Comments on art, politics, and science.

Wednesday, May 05, 2004

Khalil Gibran

My friend handed me a book a couple months ago, by a Lebanese author I didn't know. It stood near my bed untouched, until yesterday I finally picked it up and was really taken by it.
The Prophet, by Khalil Gibran, is on the surface a religious text. A ship has arrived and the main character, who has long awaited the ship, will be leaving. Upon his departure, many towns people ask him about numerous topics, and the main section of the poem is the main character's pronouncements on everything from food to love, clothes and death. Some of them are appealing, other less so.
Normally I wouldn't be partial to reading anything with such a description, it rings of self-help book, or 'Don't sweat the small stuff'. But something captured my attention and emotion. Perhaps its modernity, the power of the poetry, its secular humanism (for although God is mentioned, this is not an Epistle written hundreds of years ago, with religious followers, a liturgy). Perhaps what grabbed me was that in very begging the 'prophet' deals with the conflict of leaving, which is very much my present state.

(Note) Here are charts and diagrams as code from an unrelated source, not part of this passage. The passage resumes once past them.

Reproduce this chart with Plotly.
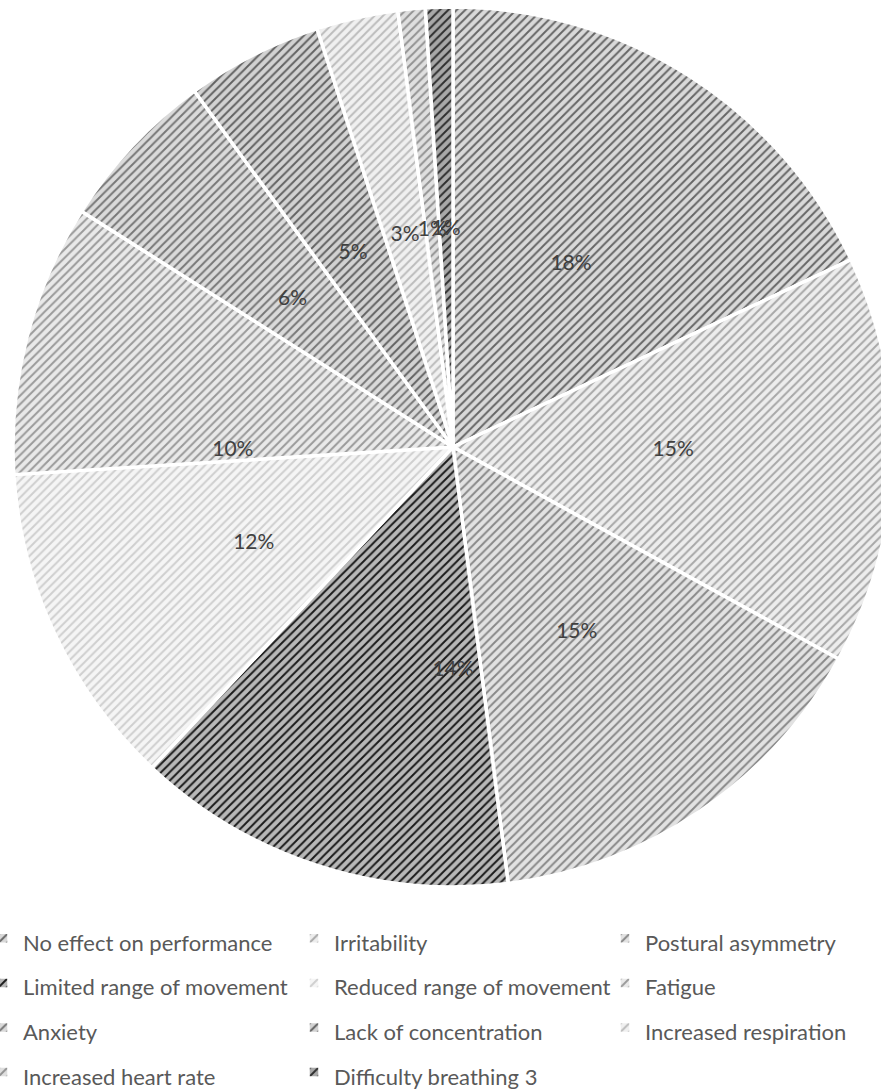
import plotly.graph_objects as go

categories = [
    "No effect on performance", "Irritability", "Postural asymmetry",
    "Limited range of movement", "Reduced range of movement", "Fatigue",
    "Anxiety", "Lack of concentration", "Increased respiration",
    "Increased heart rate", "Difficulty breathing 3",
]
values = [18, 15, 15, 14, 12, 10, 6, 5, 3, 1, 1]

line_colors = ["#666666", "#a8a8a8", "#888888", "#1a1a1a", "#cfcfcf", "#9a9a9a",
               "#777777", "#626262", "#bcbcbc", "#929292", "#2e2e2e"]
fill_colors = ["#d9d9d9", "#ededed", "#e2e2e2", "#b8b8b8", "#f5f5f5", "#e9e9e9",
               "#dadada", "#d2d2d2", "#f0f0f0", "#dfdfdf", "#a8a8a8"]

W, H = 960, 1110
T = 7
R = 440          # pie radius in px
CX, CY = 453, 447

legend_names = ['<span style="font-size:22px">%s</span>' % c for c in categories]

fig = go.Figure()
fig.add_trace(go.Pie(
    labels=legend_names,
    values=values,
    sort=False,
    direction="clockwise",
    rotation=0,
    textinfo="none",
    hoverinfo="skip",
    domain=dict(x=[(CX - R) / W, (CX + R) / W], y=[0, 1]),
    marker=dict(
        colors=fill_colors,
        line=dict(color="white", width=3.5),
        pattern=dict(shape="/", fgcolor=line_colors, bgcolor=fill_colors,
                     size=6, solidity=0.32, fillmode="replace"),
    ),
))

# label ring: thin donut so inside labels sit at the mid radius of the slices
R2 = 227
fig.add_trace(go.Pie(
    labels=legend_names,
    values=values,
    sort=False,
    direction="clockwise",
    rotation=0,
    hole=0.94,
    showlegend=False,
    hoverinfo="skip",
    texttemplate="%{percent:.0%}",
    textposition="inside",
    insidetextorientation="horizontal",
    textfont=dict(family="Lato", size=21, color="#404040"),
    domain=dict(x=[(CX - R2) / W, (CX + R2) / W],
                y=[0.5 - R2 / (2 * R), 0.5 + R2 / (2 * R)]),
    marker=dict(colors=["rgba(0,0,0,0)"] * len(values), line=dict(width=0)),
))

fig.update_layout(
    width=W, height=H,
    margin=dict(l=0, r=0, t=T, b=H - T - 2 * R, autoexpand=False),
    paper_bgcolor="white",
    plot_bgcolor="white",
    font=dict(family="Lato", color="#595959"),
    uniformtext=dict(minsize=21, mode="show"),
    legend=dict(
        orientation="h",
        x=-17 / W, xanchor="left",
        y=1 - (911 - T) / (2 * R), yanchor="top",
        font=dict(family="Lato", size=32, color="#595959"),
        entrywidth=266, entrywidthmode="pixels",
        bgcolor="rgba(0,0,0,0)",
        traceorder="normal",
    ),
)

fig.write_html("out.html",
               post_script="document.body.style.margin='0';document.body.style.overflow='hidden';")
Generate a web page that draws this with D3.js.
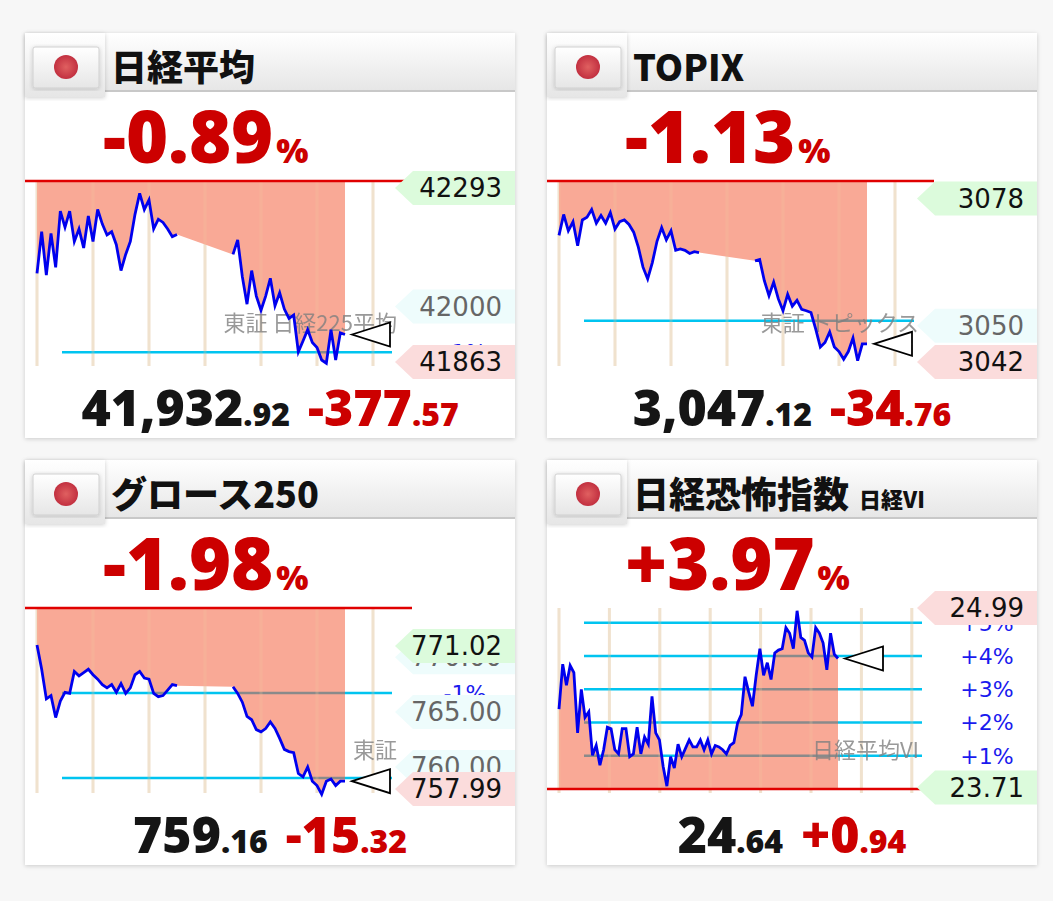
<!DOCTYPE html>
<html><head><meta charset="utf-8">
<script src="https://cdn.jsdelivr.net/npm/d3@7"></script>
<style>body{margin:0;background:#f7f7f7}</style>
</head><body><div id="chart"></div>
<script>
// 5-minute readings, morning 9:00-11:30, afternoon 12:30-14:30
var nkMorning = [42082,42185,42078,42181,42097,42236,42196,42236,42161,42192,42145,42224,42161,42240,42204,42177,42185,42153,42089,42129,42161,42228,42280,42240,42264,42192,42216,42208,42192,42173,42178];
var nkAfternoon = [42129,42165,42074,42006,42089,42026,41991,42026,42070,42002,42034,41994,41971,41979,41888,41915,41943,41911,41899,41868,41860,41943,41868,41935,41931];
var tpMorning = [3069.9,3074.5,3070.9,3072.9,3067.6,3073.3,3073.9,3075.6,3072.6,3074.3,3072.6,3074.9,3071.3,3072.9,3073.3,3072.3,3070.6,3067.3,3062.9,3060.3,3063.9,3068.6,3071.6,3068.9,3070.9,3066.6,3066.9,3066.6,3065.9,3066.3,3066.1];
var tpAfternoon = [3064.3,3064.6,3059.9,3056.6,3059.6,3055.9,3053.3,3056.9,3054.3,3055.6,3053.6,3053.3,3052.9,3049.3,3045.3,3046.3,3048.6,3045.3,3044.3,3042.6,3044.3,3047.3,3042.3,3046.0,3046.0];
var grMorning = [771.1,768.9,766.2,766.5,764.5,766.0,766.8,766.7,768.7,768.3,768.6,768.9,768.4,768.0,767.5,767.2,767.5,766.8,767.6,766.7,767.2,768.4,768.7,768.1,768.0,766.7,766.4,766.5,767.0,767.5,767.4];
var grAfternoon = [767.3,766.7,765.9,764.6,764.3,763.4,763.2,763.5,764.1,763.5,762.6,761.6,761.4,761.3,759.4,759.1,760.0,758.7,758.3,757.5,758.7,758.9,758.3,758.7,758.7];
var viSeries = [24.27,24.59,24.44,24.58,24.53,24.10,24.41,24.21,24.25,23.94,24.01,23.87,23.98,24.14,24.13,23.98,23.95,24.13,24.13,23.93,23.95,24.14,23.95,24.07,24.02,24.36,24.10,24.05,23.86,23.72,23.93,23.85,24.02,23.93,23.99,24.05,24.00,24.00,24.05,23.98,24.05,23.95,24.01,24.00,23.98,23.95,24.01,24.03,24.17,24.23,24.50,24.39,24.29,24.51,24.70,24.51,24.60,24.48,24.67,24.69,24.70,24.85,24.81,24.70,24.97,24.78,24.76,24.67,24.64,24.85,24.81,24.74,24.55,24.81,24.66,24.63];

var titles = ["日経平均", "TOPIX", "グロース250", "日経恐怖指数"];
var subTitles = ["", "", "", "日経VI"];
var changePct = ["-0.89", "-1.13", "-1.98", "+3.97"];
var lastInt = ["41,932", "3,047", "759", "24"];
var lastDec = [".92", ".12", ".16", ".64"];
var chgInt = ["-377", "-34", "-15", "+0"];
var chgDec = [".57", ".76", ".32", ".94"];
var prevClose = [42310.49, 3081.88, 774.48, 23.70];
var lows = [41863, 3042, 757.99, 23.70];
var highs = [42310.49, 3081.88, 774.48, 24.99];
var pctLevels = [[-1], [-1], [-1, -2], [1, 2, 3, 4, 5]];
var watermarks = ["東証 日経225平均", "東証 トピックス", "東証", "日経平均VI"];
// [value, text, kind] kind: g=green, p=pink, c=grey
var priceLabels = [
  [[42000, "42000", "c"], [42293, "42293", "g"], [41863, "41863", "p"]],
  [[3050, "3050", "c"], [3078, "3078", "g"], [3042, "3042", "p"]],
  [[770, "770.00", "c"], [765, "765.00", "c"], [760, "760.00", "c"], [771.02, "771.02", "g"], [757.99, "757.99", "p"]],
  [[24.99, "24.99", "p"], [23.71, "23.71", "g"]]
];

var W = 1053, H = 901;
var svg = d3.select("#chart").append("svg").attr("width", W).attr("height", H);
var defs = svg.append("defs");

var hg = defs.append("linearGradient").attr("id", "hdr").attr("x1", 0).attr("y1", 0).attr("x2", 0).attr("y2", 1);
hg.append("stop").attr("offset", "0").attr("stop-color", "#ffffff");
hg.append("stop").attr("offset", "1").attr("stop-color", "#e6e6e6");
var fg = defs.append("radialGradient").attr("id", "sun");
fg.append("stop").attr("offset", "0").attr("stop-color", "#e06060");
fg.append("stop").attr("offset", "1").attr("stop-color", "#c23040");
var sh = defs.append("filter").attr("id", "shadow").attr("x", "-5%").attr("y", "-5%").attr("width", "110%").attr("height", "110%");
sh.append("feDropShadow").attr("dx", 0).attr("dy", 1).attr("stdDeviation", 2).attr("flood-color", "#000").attr("flood-opacity", 0.18);

var origins = [[25, 33], [547, 33], [25, 460], [547, 460]];
var labelColors = {g: "#dcfbdc", p: "#fbdcdc", c: "#eefcfc"};
var numFont = "'Open Sans', Lato, sans-serif";
var jpFont = "'Noto Sans CJK JP', sans-serif";

function drawPanel(i, points, xScale) {
  var g = svg.append("g").attr("transform", "translate(" + origins[i][0] + "," + origins[i][1] + ")");
  g.append("rect").attr("width", 490).attr("height", 405).attr("fill", "#fff").attr("filter", "url(#shadow)");

  // header
  g.append("rect").attr("width", 490).attr("height", 58).attr("fill", "url(#hdr)");
  g.append("rect").attr("y", 57).attr("width", 490).attr("height", 2).attr("fill", "#c8c8c8");
  g.append("rect").attr("width", 80).attr("height", 64).attr("fill", "url(#hdr)").attr("filter", "url(#shadow)");
  g.append("rect").attr("x", 8).attr("y", 14).attr("width", 66).attr("height", 41).attr("rx", 2)
    .attr("fill", "url(#hdr)").attr("stroke", "#d0d0d0").attr("filter", "url(#shadow)");
  g.append("circle").attr("cx", 41).attr("cy", 34).attr("r", 12).attr("fill", "url(#sun)");
  var t = g.append("text").attr("x", 86).attr("y", 48).attr("font-family", jpFont).attr("font-weight", 900)
    .attr("font-size", 36).attr("fill", "#111").text(titles[i]);
  if (subTitles[i]) t.append("tspan").attr("font-size", 22).attr("dx", 10).text(subTitles[i]);

  var red = "#cc0000";
  var pct = g.append("text").attr("x", 78).attr("y", 130).attr("font-family", numFont).attr("font-weight", 800)
    .attr("font-size", 72).attr("fill", red).text(changePct[i]);
  pct.append("tspan").attr("font-size", 34).attr("dx", 3).text("%");

  var y = d3.scaleLinear().domain([lows[i], highs[i]]).range([329, 148]);
  var base = y(prevClose[i]);

  // vertical grid
  var gridX = i === 3 ? d3.range(8).map(function(k) { return 12 + k * 50.4; })
                      : d3.range(7).map(function(k) { return xScale(k * 60); });
  g.selectAll(".vg").data(gridX).enter().append("line")
    .attr("x1", function(d) { return d; }).attr("x2", function(d) { return d; })
    .attr("y1", 148).attr("y2", 333).attr("stroke", "#efebde").attr("stroke-width", 3);

  // percent lines
  var lvY = pctLevels[i].map(function(p) { return y(prevClose[i] * (1 + p / 100)); });
  var cx2 = i === 3 ? 375 : 367;
  g.selectAll(".pl").data(lvY).enter().append("line")
    .attr("x1", 37).attr("x2", cx2).attr("y1", function(d) { return d; }).attr("y2", function(d) { return d; })
    .attr("stroke", "#00c4f0").attr("stroke-width", 2.5);

  // fill
  var area = d3.area().x(function(d) { return d.x; }).y0(base).y1(function(d) { return y(d.v); });
  var pts = points.filter(function(d) { return d.v != null; });
  g.append("path").attr("d", area(pts)).attr("fill", "#f9a996");
  var cid = "clip" + i;
  defs.append("clipPath").attr("id", cid).append("path").attr("d", area(pts))
    .attr("transform", "translate(" + origins[i][0] + "," + origins[i][1] + ")");
  var cg = svg.append("g").attr("clip-path", "url(#" + cid + ")")
    .append("g").attr("transform", "translate(" + origins[i][0] + "," + origins[i][1] + ")");
  cg.selectAll("line").data(lvY).enter().append("line")
    .attr("x1", 37).attr("x2", cx2).attr("y1", function(d) { return d; }).attr("y2", function(d) { return d; })
    .attr("stroke", "#8a8a8a").attr("stroke-width", 2.5);
  var g2 = svg.append("g").attr("transform", "translate(" + origins[i][0] + "," + origins[i][1] + ")");
  g2.selectAll(".vg2").data(gridX).enter().append("line")
    .attr("x1", function(d) { return d; }).attr("x2", function(d) { return d; })
    .attr("y1", 148).attr("y2", 333).attr("stroke", "#f4c8a0").attr("stroke-width", 3).attr("opacity", 0.25);

  // prev close line
  g2.append("line").attr("x1", 0).attr("x2", 387).attr("y1", base).attr("y2", base)
    .attr("stroke", "#e00000").attr("stroke-width", 2.5);

  // watermark
  g2.append("text").attr("x", 372).attr("y", 298).attr("text-anchor", "end").attr("font-family", jpFont)
    .attr("font-size", 22).attr("fill", "#808080").attr("opacity", 0.8).text(watermarks[i]);

  // price line
  var line = d3.line().defined(function(d) { return d.v != null; })
    .x(function(d) { return d.x; }).y(function(d) { return y(d.v); });
  g2.append("path").attr("d", line(points)).attr("fill", "none").attr("stroke", "#0000ee").attr("stroke-width", 2.8);

  // marker
  var last = pts[pts.length - 1];
  var tx = last.x + 7, ty = y(last.v);
  g2.append("path").attr("d", "M" + tx + "," + ty + "L" + (tx + 38) + "," + (ty - 12) + "L" + (tx + 38) + "," + (ty + 12) + "Z")
    .attr("fill", "#fff").attr("stroke", "#000").attr("stroke-width", 1.8);

  // percent texts
  g2.selectAll(".pt").data(pctLevels[i]).enter().append("text")
    .attr("x", 440).attr("y", function(d) { return y(prevClose[i] * (1 + d / 100)) + 8; })
    .attr("text-anchor", "middle").attr("font-family", "'DejaVu Sans', sans-serif").attr("font-size", 22)
    .attr("fill", "#1a1aee").text(function(d) { return (d > 0 ? "+" : "") + d + "%"; });

  // price labels
  priceLabels[i].forEach(function(l) {
    var ly = y(l[0]);
    var lab = g2.append("g").attr("transform", "translate(370," + ly + ")");
    lab.append("path").attr("d", "M0,0L18,-17L120,-17L120,17L18,17Z").attr("fill", labelColors[l[2]]);
    lab.append("text").attr("x", 107).attr("y", 9).attr("text-anchor", "end")
      .attr("font-family", "'DejaVu Sans', sans-serif").attr("font-size", 26)
      .attr("fill", l[2] === "c" ? "#666" : "#111").text(l[1]);
  });

  // bottom numbers
  var b = g2.append("text").attr("x", 245).attr("y", 393).attr("text-anchor", "middle")
    .attr("font-family", numFont).attr("font-weight", 800).attr("font-size", 50);
  b.append("tspan").attr("fill", "#151515").text(lastInt[i]);
  b.append("tspan").attr("fill", "#151515").attr("font-size", 32).text(lastDec[i]);
  b.append("tspan").attr("fill", red).attr("dx", 18).text(chgInt[i]);
  b.append("tspan").attr("fill", red).attr("font-size", 32).text(chgDec[i]);
}

var tx = d3.scaleLinear().domain([0, 60]).range([12, 68]);
function session(morning, afternoon) {
  var pts = morning.map(function(v, k) { return {x: tx(k * 5), v: v}; });
  pts.push({x: tx(180), v: null});
  return pts.concat(afternoon.map(function(v, k) { return {x: tx(210 + k * 5), v: v}; }));
}
drawPanel(0, session(nkMorning, nkAfternoon), tx);
drawPanel(1, session(tpMorning, tpAfternoon), tx);
drawPanel(2, session(grMorning, grAfternoon), tx);
var vx = d3.scaleLinear().domain([0, viSeries.length - 1]).range([12, 291]);
drawPanel(3, viSeries.map(function(v, k) { return {x: vx(k), v: v}; }), vx);
</script></body></html>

How shall I go in peace and without sorrow? Nay, not without a wound in the spirit shall I leave this city. Long were the days of pain I have spent within its walls, and long were the nights of aloneness; and who can depart from his pain and his aloneness without regret? Too many fragments of the spirit have I scatterd in these streets, and too many are the children of my longing that walk naked among these hills, and I cannot withdraw from them without a bruden and an ache. It is not a garment I cast off this day, but a skin that I tear with my own hands. Nor is it a thought I leave behind me, but a heart made sweet with hunger and with thirst. Yet I cannot tarry longer.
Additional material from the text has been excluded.